Quartz slip systems are conventionally linked with their corresponding temperatures of activation, but fluid can affect them as well; and how the presence of syn-deformational fluid affects the slips system activation remains poorly constrained. Quartz textures are result of integrated effects of P-T-fluid-deformation, making it challenging to isolate the individual contribution of any single factor. The occurrence of metasomatic reaction zones (MRZs) due to fluid-rock interactions at the boundary between country rock, i.e., a pelitic garnet-mica schist and meta-mafic dykes (Dyke-I and -II) in the Northern Singhbhum Mobile Belt (NSMB) of eastern India, provides an opportunity to address this problem. This geometrically well-constrained system, whose P-T-reaction history has been petrologically and geochemically characterized, allows us to isolate and examine how fluids affect the quartz microstructure at same P-T-deformation conditions. We investigated samples from MRZs, using bulk-rock geochemistry, mineral chemistry, thermodynamic modelling and electron backscatter diffraction analysis.
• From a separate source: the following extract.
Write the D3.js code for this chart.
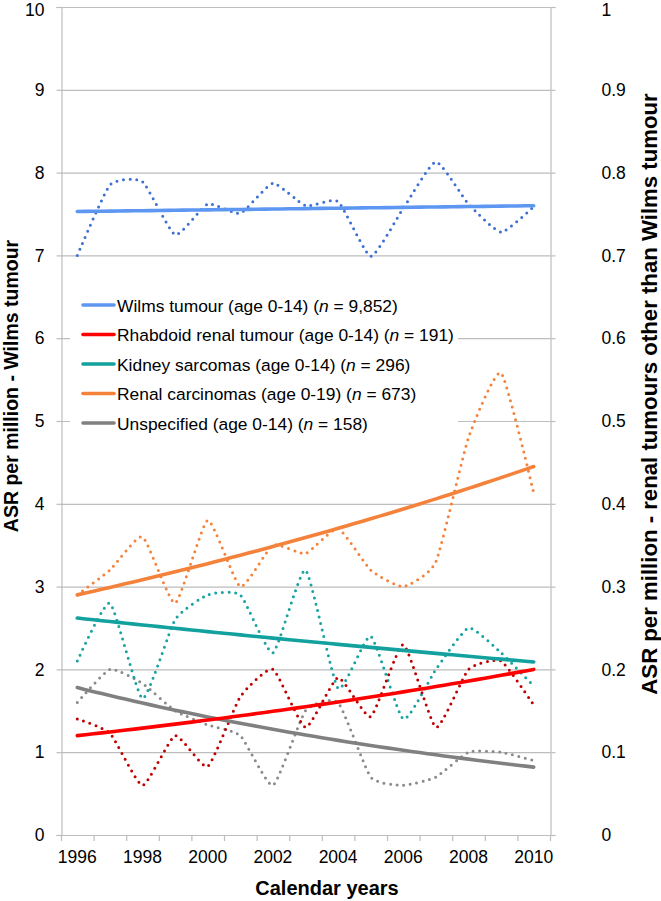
<!DOCTYPE html>
<html><head><meta charset="utf-8">
<script src="https://cdn.jsdelivr.net/npm/d3@7"></script>
<style>
html,body{margin:0;padding:0;background:#fff;}
text{font-family:"Liberation Sans",Arial,sans-serif;fill:#000;}
</style></head>
<body><svg id="c" width="661" height="901"></svg>
<script>
const years = [1996,1997,1998,1999,2000,2001,2002,2003,2004,2005,2006,2007,2008,2009,2010];
const yearLabels = [1996,1998,2000,2002,2004,2006,2008,2010];
const leftTicks = [0,1,2,3,4,5,6,7,8,9,10];
const rightTicks = [0,0.1,0.2,0.3,0.4,0.5,0.6,0.7,0.8,0.9,1];

// Wilms tumour (left axis)
const wilms = [7.0,7.85,7.89,7.25,7.62,7.51,7.87,7.6,7.65,6.99,7.57,8.13,7.62,7.28,7.59];
// Right axis series
const rhabdoid = [0.14,0.123,0.06,0.12,0.083,0.167,0.2,0.13,0.19,0.143,0.23,0.13,0.2,0.21,0.157];
const sarcoma = [0.21,0.28,0.165,0.26,0.29,0.29,0.22,0.32,0.177,0.24,0.14,0.2,0.25,0.22,0.18];
const carcinoma = [0.29,0.32,0.36,0.28,0.38,0.30,0.35,0.34,0.37,0.32,0.30,0.33,0.48,0.558,0.413];
const unspecified = [0.16,0.2,0.183,0.15,0.133,0.12,0.06,0.15,0.16,0.07,0.06,0.07,0.1,0.1,0.09];

// Trend line end values
const trendStart = [7.53,0.12,0.262,0.29,0.178];
const trendEnd = [7.60,0.20,0.209,0.445,0.082];
const trendType = ["linear","exp","exp","exp","exp"];

const legendLabels = [
  ["Wilms tumour (age 0-14) (","9,852",")"],
  ["Rhabdoid renal tumour (age 0-14) (","191",")"],
  ["Kidney sarcomas (age 0-14) (","296",")"],
  ["Renal carcinomas (age 0-19) (","673",")"],
  ["Unspecified (age 0-14) (","158",")"]
];
const trendColors = ["#5e97f2","#ff0000","#12a19e","#f5823a","#808080"];
const dotColors = ["#3d6fd4","#c00000","#17a3a1","#f5823a","#8a8a8a"];

const svg = d3.select("#c");
const L=61, R=550, T=7, B=835;
const x = d3.scaleBand().domain(years).range([L,R]).padding(0);
const cx = d => x(d)+x.bandwidth()/2;
const yL = d3.scaleLinear().domain([0,10]).range([B,T]);
const yR = d3.scaleLinear().domain([0,1]).range([B,T]);
const gridColor="#bdbdbd";

svg.append("g").selectAll("line").data(leftTicks.slice(1)).join("line")
  .attr("x1",L).attr("x2",R).attr("y1",d=>yL(d)+0.5).attr("y2",d=>yL(d)+0.5)
  .attr("stroke",gridColor).attr("stroke-width",1.2);

const gl = svg.append("g").attr("transform",`translate(${L+0.5},0)`)
  .call(d3.axisLeft(yL).tickValues(leftTicks).tickSize(5).tickFormat(d3.format("d")));
const gr = svg.append("g").attr("transform",`translate(${R+0.5},0)`)
  .call(d3.axisRight(yR).tickValues(rightTicks).tickSize(5).tickFormat(d=>d===0?"0":d===1?"1":d3.format(".1f")(d)));
[gl,gr].forEach(g=>{
  g.select(".domain").attr("stroke",gridColor).attr("stroke-width",1.2);
  g.selectAll(".tick line").attr("stroke",gridColor).attr("stroke-width",1.2);
  g.selectAll(".tick text").attr("font-size",17.5).attr("font-family","Liberation Sans, Arial").attr("fill","#000");
});
gr.selectAll(".tick text").attr("text-anchor","start").attr("x",51);
gl.selectAll(".tick text").attr("x",-17);
gl.selectAll(".tick").filter(d=>d===10).select("text").attr("dy","0.48em");
gr.selectAll(".tick").filter(d=>d===1).select("text").attr("dy","0.48em");

const bounds = years.map(d=>x(d)).concat([R]);
svg.append("line").attr("x1",L).attr("x2",R).attr("y1",B+0.5).attr("y2",B+0.5).attr("stroke",gridColor).attr("stroke-width",1.2);
svg.append("g").selectAll("line").data(bounds).join("line")
  .attr("x1",d=>d+0.5).attr("x2",d=>d+0.5).attr("y1",B).attr("y2",B+6)
  .attr("stroke",gridColor).attr("stroke-width",1.2);
svg.append("g").selectAll("text").data(yearLabels).join("text")
  .attr("x",d=>cx(d)).attr("y",863).attr("text-anchor","middle").attr("font-size",17.5).text(d=>d);

svg.append("text").attr("transform","translate(327,895)").attr("text-anchor","middle")
  .attr("font-size",20).attr("font-weight","bold").text("Calendar years");
svg.append("text").attr("transform","translate(17.5,386) rotate(-90)").attr("text-anchor","middle")
  .attr("font-size",19.5).attr("font-weight","bold").text("ASR per million - Wilms tumour");
svg.append("text").attr("transform","translate(657,394) rotate(-90)").attr("text-anchor","middle")
  .attr("font-size",22.2).attr("font-weight","bold").text("ASR per million - renal tumours other than Wilms tumour");

svg.append("rect").attr("x",70).attr("y",289).attr("width",388).attr("height",150).attr("fill","#fff");

const series = [
  {vals:wilms, y:yL},
  {vals:rhabdoid, y:yR},
  {vals:sarcoma, y:yR},
  {vals:carcinoma, y:yR},
  {vals:unspecified, y:yR}
];
const n = years.length;
const dotLine = d3.line().curve(d3.curveCardinal.tension(0.5));
const trendLine = d3.line();

[4,3,2,1,0].forEach(i=>{
  const s = series[i];
  svg.append("path").datum(years.map((yr,k)=>[cx(yr), s.y(s.vals[k])]))
    .attr("d",dotLine).attr("fill","none").attr("stroke",dotColors[i])
    .attr("stroke-width",3).attr("stroke-linecap","round").attr("stroke-dasharray","0 6.6");
});
[4,3,2,1,0].forEach(i=>{
  const s = series[i];
  const a = trendStart[i], b = trendEnd[i];
  const val = t => trendType[i]==="linear" ? a+(b-a)*t : a*Math.pow(b/a,t);
  const pts=[];
  for(let k=0;k<n-1;k++){
    for(let j=0;j<4;j++){
      const f=j/4; const xv=cx(years[k])+(cx(years[k+1])-cx(years[k]))*f;
      pts.push([xv,s.y(val((k+f)/(n-1)))]);
    }
  }
  pts.push([cx(years[n-1]), s.y(val(1))]);
  svg.append("path").datum(pts).attr("d",trendLine).attr("fill","none")
    .attr("stroke",trendColors[i]).attr("stroke-width",3.6).attr("stroke-linecap","round");
});

const lg = svg.append("g");
legendLabels.forEach((lab,i)=>{
  const yy = 305 + i*29.5;
  lg.append("line").attr("x1",83).attr("x2",114).attr("y1",yy).attr("y2",yy)
    .attr("stroke",trendColors[i]).attr("stroke-width",3.6).attr("stroke-linecap","round");
  const t = lg.append("text").attr("x",117).attr("y",yy+6.5).attr("font-size",17.4);
  t.append("tspan").text(lab[0]);
  t.append("tspan").attr("font-style","italic").text("n");
  t.append("tspan").text(" = "+lab[1]+lab[2]);
});
</script></body></html>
Geochemical-reaction-path models show that MRZs (amphibole-epidote-plagioclase-quartz and chlorite) assemblage formed by Na-metasomatism at 2–3 kbar and 300–500°C after a post-peak condition (6–8.5 kbar and 550–600°C) of NSMB. The saline fluids reacted with the dykes, i.e., the source and then reacted with the pelite, facilitating the element-mass exchange between them. Our study covers two different scenarios, a fluid-abundant MRZs near Dyke-I (zone 1) and another fluid-limited near Dyke-II (zone 2). Zone 1 exhibits a plagioclase-quartz dominated polygonal mosaic matrix with complete removal of muscovite and garnet. The matrix is characterized by pervasive brown-colored anastomosing fluid networks along grain boundaries, fractures, and cleavages. Healed fractures containing Fe-oxide and fluid inclusion trails are abundant, and small epidote grains occur at grain boundaries and triple junctions. Zone 2 is more quartz-dominated with granoblastic texture subhedral grains showing straight to curved boundaries. Relict biotite and garnet are preserved. The matrix quartz shows isolated microfractures and trans-crystal fluid inclusion trails but lacks the extensive interconnected fluid-network architecture of Zone 1.

The slip system of quartz transitions from the country rock towards the two MRZs. Deformation in quartz of the country pelitic schist, was accommodated mainly via activation of prism <a> and <c> slips. They record abundant presence of <2° kernel average misorientation (KAM). Quartz in zone 1 shows deformation accommodation via rhomb <a> slip and near-complete absence of <2° KAM. The intensity of rhomb <a> slip increases towards its dyke-contact. Whereas in zone 2, quartz shows dominant prism <a> slip and abundant <2° KAM, just like the country rock. Near its corresponding dyke contact of zone 2, the quartz shows polygonization, emergence of rhomb <a> slip, and reduction in <2° KAM due to a relatively higher proportion of fluid presence at the contact.

This study demonstrates how fluid-rock-interaction intensity can play significant role in quartz deformations and display a preferred slip system activity under the same prevailing P-T condition. We propose that under fluid-abundant conditions, the quartz polygonised and rhomb <a> slips are activated in zone 1 due to complex reaction creep and hydrolytic weakening resulting from fluid-rock interactions at the same P-T-deformation conditions.